## Exercise directions
Leave out every picture, then output exactly the lines between the ones holding "Generate a component" and "Chart.register(...registerables);", inclusive, and nothing beyond them.

— START OF Task material —

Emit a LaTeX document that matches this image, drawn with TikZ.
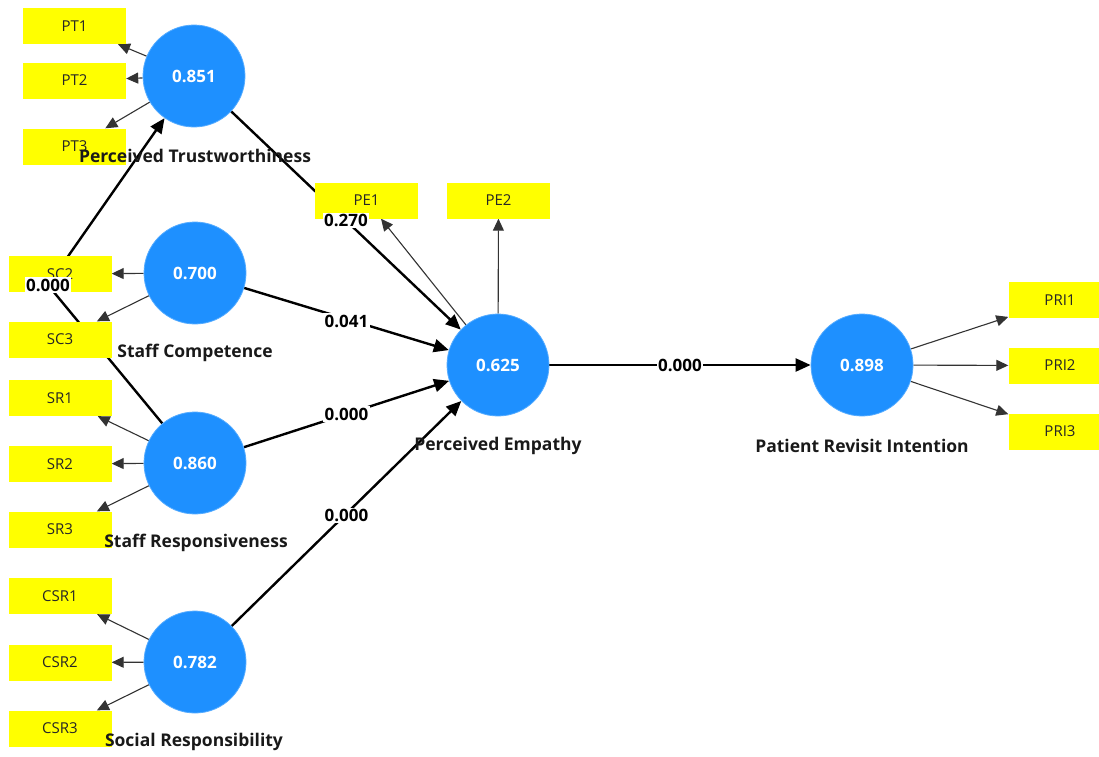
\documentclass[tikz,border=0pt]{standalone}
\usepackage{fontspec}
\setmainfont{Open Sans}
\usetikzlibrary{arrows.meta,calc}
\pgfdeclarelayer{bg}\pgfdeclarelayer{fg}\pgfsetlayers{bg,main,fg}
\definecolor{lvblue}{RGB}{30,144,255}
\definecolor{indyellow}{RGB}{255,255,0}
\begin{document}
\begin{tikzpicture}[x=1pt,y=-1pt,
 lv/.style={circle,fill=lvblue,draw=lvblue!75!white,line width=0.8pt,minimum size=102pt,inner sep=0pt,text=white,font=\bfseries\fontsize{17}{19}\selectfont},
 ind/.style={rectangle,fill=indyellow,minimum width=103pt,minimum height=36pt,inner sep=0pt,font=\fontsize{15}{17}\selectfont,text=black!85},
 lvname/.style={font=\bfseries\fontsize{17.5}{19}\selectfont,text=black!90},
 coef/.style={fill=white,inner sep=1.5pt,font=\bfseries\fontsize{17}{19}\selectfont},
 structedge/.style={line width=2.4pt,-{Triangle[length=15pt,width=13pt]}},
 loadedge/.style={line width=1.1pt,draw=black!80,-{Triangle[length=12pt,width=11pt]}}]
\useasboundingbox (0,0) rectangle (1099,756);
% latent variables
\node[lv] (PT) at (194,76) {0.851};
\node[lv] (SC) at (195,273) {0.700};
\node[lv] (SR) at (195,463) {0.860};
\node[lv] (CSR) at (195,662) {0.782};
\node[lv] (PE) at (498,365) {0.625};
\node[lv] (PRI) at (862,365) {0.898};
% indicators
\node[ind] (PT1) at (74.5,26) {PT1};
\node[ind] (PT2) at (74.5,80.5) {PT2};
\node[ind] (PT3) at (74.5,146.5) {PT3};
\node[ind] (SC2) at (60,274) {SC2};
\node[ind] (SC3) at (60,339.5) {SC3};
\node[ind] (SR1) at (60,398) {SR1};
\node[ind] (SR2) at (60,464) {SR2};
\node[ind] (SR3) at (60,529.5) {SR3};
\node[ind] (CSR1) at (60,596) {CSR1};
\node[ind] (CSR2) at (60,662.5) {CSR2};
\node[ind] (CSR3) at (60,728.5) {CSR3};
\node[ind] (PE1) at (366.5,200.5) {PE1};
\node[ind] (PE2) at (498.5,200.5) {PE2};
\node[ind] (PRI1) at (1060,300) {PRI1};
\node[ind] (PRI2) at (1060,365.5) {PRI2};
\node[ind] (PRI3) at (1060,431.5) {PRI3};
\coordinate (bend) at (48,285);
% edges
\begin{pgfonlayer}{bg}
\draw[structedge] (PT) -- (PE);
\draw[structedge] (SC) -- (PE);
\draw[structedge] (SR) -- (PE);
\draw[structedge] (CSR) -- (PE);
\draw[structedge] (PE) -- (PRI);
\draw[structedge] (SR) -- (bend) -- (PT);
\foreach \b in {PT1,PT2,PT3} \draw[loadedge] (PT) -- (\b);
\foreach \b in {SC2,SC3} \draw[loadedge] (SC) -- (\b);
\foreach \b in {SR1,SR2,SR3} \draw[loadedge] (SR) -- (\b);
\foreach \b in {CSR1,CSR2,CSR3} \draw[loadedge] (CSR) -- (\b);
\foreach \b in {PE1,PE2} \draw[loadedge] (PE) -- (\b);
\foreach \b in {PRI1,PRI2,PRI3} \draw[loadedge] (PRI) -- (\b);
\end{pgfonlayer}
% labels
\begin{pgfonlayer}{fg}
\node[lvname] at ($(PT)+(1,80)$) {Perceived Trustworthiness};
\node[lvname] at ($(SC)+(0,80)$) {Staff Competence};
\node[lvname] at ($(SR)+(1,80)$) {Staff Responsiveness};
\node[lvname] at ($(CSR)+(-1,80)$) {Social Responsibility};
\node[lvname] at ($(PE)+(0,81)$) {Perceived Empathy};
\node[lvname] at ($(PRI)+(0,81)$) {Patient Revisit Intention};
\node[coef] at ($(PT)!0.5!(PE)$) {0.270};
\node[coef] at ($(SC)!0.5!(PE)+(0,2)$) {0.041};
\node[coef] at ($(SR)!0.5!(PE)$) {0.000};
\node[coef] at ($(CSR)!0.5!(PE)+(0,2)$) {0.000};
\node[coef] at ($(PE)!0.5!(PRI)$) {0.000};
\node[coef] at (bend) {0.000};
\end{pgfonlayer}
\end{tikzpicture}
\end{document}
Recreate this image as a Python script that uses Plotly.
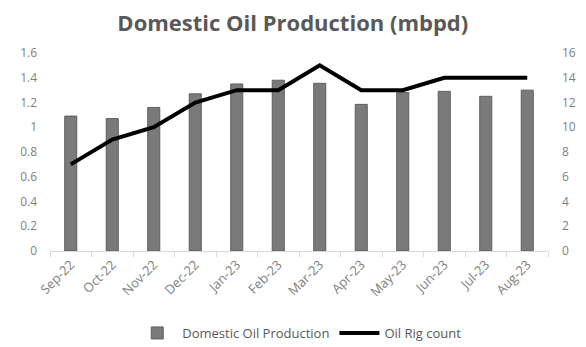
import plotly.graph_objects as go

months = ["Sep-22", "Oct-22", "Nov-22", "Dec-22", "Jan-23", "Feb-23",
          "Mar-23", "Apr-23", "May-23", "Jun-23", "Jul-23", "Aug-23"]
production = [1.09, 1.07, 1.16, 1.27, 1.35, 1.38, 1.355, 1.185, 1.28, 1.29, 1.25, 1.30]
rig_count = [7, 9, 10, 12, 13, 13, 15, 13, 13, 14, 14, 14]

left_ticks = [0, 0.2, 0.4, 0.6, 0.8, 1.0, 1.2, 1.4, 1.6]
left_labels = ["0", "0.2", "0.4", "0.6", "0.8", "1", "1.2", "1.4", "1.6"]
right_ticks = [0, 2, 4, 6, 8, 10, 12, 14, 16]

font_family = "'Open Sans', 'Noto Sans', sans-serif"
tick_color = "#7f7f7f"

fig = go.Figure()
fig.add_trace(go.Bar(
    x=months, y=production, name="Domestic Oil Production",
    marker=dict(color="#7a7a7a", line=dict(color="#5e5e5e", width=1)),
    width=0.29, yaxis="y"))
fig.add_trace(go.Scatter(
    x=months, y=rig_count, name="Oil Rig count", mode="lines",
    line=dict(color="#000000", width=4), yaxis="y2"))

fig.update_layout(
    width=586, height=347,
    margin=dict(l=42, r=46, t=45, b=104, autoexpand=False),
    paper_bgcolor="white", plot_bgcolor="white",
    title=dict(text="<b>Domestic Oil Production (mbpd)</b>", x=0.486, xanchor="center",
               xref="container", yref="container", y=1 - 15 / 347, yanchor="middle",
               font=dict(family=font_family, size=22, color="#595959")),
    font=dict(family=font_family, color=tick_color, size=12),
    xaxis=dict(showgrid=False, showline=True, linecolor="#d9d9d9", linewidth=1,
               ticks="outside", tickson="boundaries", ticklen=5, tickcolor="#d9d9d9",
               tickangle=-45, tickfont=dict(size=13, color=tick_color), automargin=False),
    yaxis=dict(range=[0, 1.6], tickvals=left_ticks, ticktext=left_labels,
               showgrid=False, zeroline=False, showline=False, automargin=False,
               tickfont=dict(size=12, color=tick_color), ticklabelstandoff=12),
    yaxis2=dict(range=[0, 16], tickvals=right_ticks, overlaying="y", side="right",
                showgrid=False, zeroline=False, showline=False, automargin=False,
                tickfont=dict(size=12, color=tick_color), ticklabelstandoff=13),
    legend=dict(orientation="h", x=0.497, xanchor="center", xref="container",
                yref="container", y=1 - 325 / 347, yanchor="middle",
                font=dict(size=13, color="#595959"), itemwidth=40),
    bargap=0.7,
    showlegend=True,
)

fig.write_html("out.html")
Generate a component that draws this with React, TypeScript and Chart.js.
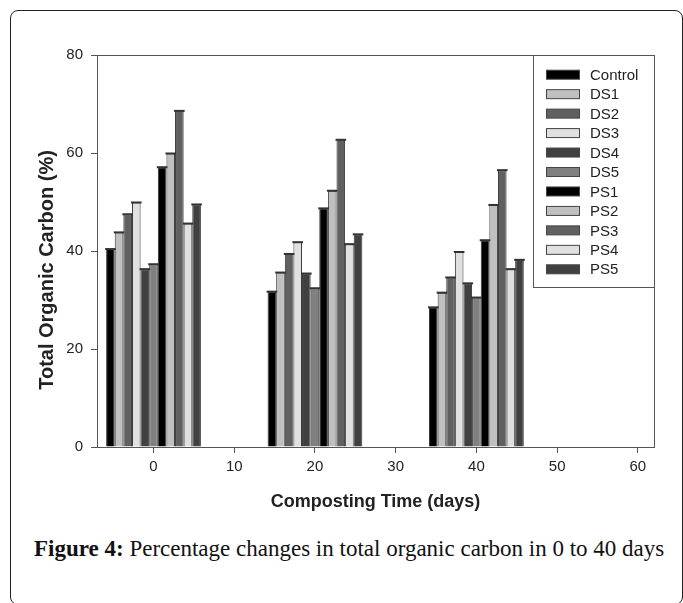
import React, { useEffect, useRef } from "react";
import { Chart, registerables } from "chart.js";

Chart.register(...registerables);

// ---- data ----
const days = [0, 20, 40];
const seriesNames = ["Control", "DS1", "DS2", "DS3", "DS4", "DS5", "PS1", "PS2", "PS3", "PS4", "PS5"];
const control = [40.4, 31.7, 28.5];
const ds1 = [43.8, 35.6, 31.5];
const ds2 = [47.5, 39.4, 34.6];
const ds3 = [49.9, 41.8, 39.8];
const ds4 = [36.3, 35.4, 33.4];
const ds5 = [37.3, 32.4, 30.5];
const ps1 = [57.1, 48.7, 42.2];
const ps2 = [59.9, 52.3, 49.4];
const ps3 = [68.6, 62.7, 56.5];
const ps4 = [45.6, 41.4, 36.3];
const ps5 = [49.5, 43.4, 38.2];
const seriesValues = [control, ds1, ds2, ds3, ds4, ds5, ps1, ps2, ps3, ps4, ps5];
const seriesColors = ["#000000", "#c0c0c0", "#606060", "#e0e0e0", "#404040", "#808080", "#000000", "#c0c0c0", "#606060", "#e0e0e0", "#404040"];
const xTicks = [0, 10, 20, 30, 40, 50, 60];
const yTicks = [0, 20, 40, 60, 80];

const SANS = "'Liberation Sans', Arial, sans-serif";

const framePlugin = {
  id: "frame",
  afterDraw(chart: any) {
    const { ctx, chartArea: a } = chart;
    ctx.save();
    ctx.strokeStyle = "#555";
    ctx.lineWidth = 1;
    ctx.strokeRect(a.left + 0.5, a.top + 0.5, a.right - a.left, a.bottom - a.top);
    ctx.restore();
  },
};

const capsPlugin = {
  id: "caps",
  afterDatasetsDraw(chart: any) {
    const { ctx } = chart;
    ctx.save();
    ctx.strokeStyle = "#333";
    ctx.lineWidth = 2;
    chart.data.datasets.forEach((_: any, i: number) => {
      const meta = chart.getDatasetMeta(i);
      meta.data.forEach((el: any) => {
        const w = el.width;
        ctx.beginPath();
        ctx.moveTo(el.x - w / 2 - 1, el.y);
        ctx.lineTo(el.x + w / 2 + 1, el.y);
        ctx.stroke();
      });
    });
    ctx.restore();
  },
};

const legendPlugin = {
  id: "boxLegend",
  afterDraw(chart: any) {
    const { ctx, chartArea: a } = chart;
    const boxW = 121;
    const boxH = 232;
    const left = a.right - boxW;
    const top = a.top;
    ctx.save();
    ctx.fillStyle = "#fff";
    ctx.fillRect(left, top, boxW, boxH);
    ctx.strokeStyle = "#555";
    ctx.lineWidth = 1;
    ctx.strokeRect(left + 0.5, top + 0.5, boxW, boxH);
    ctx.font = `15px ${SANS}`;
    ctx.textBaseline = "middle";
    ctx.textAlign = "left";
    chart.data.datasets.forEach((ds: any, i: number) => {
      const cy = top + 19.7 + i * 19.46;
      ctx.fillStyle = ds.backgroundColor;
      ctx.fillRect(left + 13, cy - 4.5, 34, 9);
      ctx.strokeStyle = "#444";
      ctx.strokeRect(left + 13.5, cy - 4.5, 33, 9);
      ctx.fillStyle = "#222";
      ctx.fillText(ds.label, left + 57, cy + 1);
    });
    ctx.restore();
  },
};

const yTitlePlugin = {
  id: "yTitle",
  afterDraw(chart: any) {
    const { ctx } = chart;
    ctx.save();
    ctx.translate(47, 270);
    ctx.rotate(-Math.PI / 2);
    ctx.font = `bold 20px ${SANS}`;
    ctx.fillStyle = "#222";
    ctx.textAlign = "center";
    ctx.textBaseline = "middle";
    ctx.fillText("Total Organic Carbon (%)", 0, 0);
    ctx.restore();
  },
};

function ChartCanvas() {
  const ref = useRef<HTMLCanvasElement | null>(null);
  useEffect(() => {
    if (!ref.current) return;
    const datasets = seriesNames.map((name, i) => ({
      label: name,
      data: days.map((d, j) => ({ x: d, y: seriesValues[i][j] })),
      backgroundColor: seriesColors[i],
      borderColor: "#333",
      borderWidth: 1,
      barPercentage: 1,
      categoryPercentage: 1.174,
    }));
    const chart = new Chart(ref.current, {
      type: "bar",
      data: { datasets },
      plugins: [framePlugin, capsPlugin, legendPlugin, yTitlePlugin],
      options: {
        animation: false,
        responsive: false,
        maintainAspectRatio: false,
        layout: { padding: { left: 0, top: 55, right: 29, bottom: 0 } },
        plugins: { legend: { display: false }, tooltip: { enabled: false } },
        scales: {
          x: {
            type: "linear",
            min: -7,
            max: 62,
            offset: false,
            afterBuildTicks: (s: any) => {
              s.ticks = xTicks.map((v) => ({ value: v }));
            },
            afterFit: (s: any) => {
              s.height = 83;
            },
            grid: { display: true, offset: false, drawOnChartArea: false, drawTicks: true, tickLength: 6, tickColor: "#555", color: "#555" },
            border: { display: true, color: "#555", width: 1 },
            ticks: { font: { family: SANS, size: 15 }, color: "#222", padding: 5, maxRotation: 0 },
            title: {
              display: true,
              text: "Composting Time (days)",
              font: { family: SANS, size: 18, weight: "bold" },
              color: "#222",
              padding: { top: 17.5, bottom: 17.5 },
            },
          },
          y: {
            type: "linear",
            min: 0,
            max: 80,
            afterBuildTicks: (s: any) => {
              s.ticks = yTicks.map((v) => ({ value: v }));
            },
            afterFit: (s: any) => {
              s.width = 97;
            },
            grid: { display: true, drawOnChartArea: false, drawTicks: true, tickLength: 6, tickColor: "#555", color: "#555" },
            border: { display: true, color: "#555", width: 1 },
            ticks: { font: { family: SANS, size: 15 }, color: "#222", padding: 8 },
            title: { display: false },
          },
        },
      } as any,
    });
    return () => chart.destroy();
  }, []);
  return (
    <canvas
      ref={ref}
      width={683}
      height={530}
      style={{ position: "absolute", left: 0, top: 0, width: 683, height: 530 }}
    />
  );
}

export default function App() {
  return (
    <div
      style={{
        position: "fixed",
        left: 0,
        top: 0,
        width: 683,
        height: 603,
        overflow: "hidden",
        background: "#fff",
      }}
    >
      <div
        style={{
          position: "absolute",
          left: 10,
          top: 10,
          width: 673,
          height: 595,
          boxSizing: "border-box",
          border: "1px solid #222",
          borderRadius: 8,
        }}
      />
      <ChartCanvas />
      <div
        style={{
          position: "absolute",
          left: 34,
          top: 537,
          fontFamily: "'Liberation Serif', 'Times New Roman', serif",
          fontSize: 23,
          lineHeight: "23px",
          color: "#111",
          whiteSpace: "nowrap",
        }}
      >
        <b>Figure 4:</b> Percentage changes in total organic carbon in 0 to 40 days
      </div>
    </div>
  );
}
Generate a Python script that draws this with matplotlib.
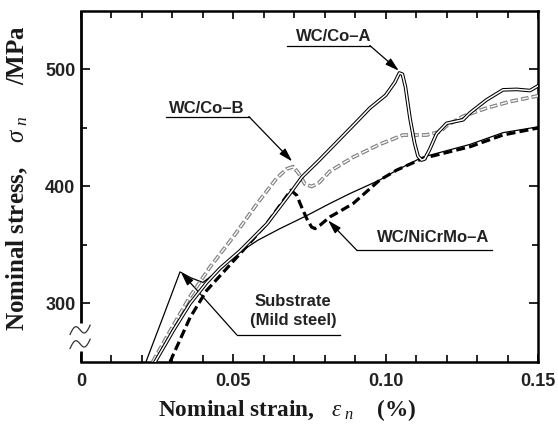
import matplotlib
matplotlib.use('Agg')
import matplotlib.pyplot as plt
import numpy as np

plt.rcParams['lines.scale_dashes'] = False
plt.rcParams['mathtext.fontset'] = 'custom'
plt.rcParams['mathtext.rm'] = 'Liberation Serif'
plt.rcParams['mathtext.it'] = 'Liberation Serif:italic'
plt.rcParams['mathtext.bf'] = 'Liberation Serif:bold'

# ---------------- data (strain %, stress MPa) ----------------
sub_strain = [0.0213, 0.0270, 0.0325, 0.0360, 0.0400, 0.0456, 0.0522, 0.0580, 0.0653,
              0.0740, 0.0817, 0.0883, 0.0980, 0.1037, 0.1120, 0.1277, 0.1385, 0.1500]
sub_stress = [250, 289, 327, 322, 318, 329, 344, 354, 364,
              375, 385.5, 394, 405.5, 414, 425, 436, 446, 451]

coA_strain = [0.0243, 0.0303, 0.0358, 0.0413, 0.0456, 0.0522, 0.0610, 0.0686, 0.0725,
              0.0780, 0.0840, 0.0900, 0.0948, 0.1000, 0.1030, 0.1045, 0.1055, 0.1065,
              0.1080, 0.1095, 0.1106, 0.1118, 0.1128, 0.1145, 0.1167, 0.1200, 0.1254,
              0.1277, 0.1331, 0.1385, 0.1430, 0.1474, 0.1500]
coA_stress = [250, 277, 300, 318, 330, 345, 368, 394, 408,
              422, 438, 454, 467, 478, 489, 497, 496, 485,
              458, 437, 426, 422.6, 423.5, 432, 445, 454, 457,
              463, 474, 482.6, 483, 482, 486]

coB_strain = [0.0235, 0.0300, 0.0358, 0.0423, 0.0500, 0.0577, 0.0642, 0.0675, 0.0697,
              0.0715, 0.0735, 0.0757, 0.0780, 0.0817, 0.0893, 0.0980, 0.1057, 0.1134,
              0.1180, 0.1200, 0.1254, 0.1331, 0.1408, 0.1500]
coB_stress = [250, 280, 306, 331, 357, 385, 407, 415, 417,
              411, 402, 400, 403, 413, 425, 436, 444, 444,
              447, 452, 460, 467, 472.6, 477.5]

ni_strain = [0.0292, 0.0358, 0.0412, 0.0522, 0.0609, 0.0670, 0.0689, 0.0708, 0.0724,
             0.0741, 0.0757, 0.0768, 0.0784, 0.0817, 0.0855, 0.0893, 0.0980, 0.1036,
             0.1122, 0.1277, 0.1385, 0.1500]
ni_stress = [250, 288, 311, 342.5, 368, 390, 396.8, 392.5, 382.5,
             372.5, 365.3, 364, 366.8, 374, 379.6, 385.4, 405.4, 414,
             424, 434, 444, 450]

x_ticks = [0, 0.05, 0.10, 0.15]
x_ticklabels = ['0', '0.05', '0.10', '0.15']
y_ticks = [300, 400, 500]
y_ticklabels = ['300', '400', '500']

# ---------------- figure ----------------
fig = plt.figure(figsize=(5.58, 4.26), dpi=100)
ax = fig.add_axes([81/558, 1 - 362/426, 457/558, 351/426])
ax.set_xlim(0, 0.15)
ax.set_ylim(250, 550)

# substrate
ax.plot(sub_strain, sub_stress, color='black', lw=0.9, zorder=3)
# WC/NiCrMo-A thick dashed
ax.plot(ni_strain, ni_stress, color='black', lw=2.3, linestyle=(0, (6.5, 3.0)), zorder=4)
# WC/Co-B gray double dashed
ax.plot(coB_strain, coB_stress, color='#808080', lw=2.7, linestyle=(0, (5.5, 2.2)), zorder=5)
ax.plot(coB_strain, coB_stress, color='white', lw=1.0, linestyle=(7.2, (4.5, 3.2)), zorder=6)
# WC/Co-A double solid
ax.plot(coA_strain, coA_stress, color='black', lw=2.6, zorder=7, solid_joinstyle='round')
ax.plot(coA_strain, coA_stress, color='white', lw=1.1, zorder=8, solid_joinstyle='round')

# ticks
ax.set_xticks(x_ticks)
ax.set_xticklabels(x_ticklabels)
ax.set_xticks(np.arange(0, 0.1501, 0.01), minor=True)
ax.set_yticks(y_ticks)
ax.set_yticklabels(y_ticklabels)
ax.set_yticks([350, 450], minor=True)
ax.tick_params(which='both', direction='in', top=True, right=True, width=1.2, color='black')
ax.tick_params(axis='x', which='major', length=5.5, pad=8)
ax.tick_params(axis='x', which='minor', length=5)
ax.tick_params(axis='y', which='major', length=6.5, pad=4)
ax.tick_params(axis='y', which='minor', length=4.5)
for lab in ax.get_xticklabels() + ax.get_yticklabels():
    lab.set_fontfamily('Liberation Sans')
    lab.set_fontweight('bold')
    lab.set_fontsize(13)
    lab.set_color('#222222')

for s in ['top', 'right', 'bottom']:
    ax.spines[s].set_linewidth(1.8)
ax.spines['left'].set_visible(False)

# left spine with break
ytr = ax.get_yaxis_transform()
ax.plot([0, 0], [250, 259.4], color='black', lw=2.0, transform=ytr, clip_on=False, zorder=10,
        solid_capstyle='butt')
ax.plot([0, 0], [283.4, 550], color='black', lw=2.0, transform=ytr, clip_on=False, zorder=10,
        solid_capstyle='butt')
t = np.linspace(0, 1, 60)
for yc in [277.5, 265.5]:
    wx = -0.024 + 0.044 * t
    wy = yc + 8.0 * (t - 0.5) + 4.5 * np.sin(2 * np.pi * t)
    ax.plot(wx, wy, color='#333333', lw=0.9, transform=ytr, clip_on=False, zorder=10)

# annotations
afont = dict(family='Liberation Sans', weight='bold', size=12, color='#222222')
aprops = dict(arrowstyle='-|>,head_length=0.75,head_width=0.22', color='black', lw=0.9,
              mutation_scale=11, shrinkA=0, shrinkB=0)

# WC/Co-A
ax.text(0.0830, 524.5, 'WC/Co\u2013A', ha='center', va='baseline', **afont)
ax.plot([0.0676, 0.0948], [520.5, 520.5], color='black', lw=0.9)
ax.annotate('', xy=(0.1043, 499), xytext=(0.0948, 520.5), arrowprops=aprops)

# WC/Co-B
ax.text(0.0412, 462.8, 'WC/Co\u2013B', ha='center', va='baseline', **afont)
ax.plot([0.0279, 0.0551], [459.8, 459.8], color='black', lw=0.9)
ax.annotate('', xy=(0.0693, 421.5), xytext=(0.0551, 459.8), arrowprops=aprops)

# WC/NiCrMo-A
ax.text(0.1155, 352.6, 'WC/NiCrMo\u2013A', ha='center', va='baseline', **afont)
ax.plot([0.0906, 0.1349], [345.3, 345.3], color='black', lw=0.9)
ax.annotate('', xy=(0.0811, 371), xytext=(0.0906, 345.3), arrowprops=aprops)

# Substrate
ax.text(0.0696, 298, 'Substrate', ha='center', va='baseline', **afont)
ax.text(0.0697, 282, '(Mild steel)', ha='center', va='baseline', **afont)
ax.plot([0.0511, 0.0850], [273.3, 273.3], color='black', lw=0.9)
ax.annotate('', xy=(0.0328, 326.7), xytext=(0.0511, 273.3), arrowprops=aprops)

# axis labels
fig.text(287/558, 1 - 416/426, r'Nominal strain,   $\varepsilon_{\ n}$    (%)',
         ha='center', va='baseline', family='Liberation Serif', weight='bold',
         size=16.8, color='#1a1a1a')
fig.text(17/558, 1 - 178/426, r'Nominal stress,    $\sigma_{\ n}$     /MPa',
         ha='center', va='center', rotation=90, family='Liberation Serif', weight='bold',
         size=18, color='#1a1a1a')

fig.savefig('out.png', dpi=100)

— END OF Task material —

## Expected answer
Generate a component that draws this with React, TypeScript and Chart.js.
import React, { useEffect, useRef } from "react";
import { Chart, registerables } from "chart.js";

Chart.register(...registerables);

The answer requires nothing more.